-- TASK DETAILS --
Copy every line that contains the string "script" from the entries below.

-- RECORDS PROVIDED --
-- START --

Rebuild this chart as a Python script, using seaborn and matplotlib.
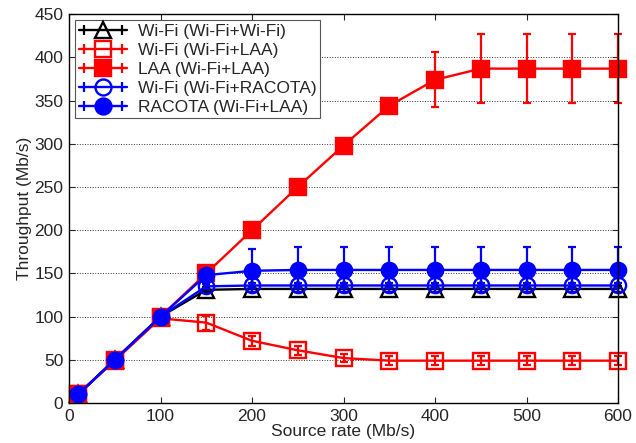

-- END --
-- START --

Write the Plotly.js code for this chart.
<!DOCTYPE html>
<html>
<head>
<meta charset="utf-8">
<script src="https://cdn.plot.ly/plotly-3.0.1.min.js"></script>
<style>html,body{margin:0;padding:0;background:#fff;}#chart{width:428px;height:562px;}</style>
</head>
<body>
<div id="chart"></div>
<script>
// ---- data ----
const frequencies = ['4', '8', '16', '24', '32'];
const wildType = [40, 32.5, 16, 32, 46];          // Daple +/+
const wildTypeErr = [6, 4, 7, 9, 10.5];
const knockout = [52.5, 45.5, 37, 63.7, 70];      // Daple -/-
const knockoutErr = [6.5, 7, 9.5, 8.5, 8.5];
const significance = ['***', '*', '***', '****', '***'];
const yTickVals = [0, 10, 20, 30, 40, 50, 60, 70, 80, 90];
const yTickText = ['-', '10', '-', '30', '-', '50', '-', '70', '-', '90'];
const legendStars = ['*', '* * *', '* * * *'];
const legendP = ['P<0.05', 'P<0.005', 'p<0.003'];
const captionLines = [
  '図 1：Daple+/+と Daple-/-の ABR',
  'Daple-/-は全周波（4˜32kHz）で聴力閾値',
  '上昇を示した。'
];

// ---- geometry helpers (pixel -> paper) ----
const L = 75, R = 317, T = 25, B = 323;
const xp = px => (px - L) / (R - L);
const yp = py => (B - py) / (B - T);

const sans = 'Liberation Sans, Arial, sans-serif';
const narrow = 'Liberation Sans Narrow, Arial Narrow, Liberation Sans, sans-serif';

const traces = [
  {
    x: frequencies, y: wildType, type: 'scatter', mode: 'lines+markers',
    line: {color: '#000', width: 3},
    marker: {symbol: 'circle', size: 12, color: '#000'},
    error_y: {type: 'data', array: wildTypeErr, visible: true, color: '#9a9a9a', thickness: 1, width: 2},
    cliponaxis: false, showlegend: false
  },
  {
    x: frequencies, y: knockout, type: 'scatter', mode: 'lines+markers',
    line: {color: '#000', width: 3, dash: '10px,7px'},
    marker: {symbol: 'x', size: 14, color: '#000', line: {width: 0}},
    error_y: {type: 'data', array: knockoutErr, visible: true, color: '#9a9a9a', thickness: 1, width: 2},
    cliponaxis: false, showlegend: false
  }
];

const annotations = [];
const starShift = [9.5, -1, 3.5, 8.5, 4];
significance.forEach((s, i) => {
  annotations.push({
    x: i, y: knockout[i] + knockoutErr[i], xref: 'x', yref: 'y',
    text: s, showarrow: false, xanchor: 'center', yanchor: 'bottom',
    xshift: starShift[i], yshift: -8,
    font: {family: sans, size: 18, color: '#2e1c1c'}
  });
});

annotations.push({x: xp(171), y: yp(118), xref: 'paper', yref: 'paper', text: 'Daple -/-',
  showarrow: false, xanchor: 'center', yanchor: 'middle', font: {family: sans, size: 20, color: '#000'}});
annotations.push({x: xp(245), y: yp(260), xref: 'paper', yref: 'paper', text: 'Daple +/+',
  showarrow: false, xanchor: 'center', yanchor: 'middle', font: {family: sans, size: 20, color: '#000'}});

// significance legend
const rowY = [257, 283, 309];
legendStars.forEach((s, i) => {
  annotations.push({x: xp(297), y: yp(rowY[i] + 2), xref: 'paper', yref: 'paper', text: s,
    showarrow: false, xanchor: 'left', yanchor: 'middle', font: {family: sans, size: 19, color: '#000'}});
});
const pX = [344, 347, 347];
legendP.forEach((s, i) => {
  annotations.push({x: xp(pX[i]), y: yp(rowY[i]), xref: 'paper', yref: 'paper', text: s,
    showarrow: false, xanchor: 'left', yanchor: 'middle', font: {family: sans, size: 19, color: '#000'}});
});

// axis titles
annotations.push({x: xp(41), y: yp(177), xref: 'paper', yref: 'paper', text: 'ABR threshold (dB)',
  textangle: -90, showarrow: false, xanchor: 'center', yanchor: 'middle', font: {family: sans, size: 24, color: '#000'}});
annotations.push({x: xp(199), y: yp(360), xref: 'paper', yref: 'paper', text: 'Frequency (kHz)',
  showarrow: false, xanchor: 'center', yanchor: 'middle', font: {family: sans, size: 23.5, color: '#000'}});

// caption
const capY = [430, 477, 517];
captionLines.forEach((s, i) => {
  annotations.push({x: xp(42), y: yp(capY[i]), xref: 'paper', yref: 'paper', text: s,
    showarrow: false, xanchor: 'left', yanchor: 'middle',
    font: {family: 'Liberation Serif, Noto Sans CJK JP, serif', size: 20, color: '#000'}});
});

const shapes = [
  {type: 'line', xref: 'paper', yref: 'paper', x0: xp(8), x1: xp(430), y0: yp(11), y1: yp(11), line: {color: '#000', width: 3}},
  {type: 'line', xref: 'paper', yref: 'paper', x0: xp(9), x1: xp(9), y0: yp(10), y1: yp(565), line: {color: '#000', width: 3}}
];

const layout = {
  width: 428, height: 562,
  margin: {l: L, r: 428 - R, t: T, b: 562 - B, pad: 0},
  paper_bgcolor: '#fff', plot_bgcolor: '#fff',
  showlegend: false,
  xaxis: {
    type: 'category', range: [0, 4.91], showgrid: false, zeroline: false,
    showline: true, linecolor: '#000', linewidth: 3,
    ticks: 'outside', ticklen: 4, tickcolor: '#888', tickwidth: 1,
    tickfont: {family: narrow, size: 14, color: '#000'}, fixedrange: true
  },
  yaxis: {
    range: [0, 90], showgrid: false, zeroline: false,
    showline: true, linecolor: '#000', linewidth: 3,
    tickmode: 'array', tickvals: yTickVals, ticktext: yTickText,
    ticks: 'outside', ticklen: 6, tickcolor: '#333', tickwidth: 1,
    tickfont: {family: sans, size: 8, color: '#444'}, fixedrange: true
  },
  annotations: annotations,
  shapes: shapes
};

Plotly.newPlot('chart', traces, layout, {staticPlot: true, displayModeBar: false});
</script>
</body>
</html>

-- END --

-- FINAL RESULT --
Rebuild this chart as a Python script, using seaborn and matplotlib.
<script src="https://cdn.plot.ly/plotly-3.0.1.min.js"></script>
<script>
</script>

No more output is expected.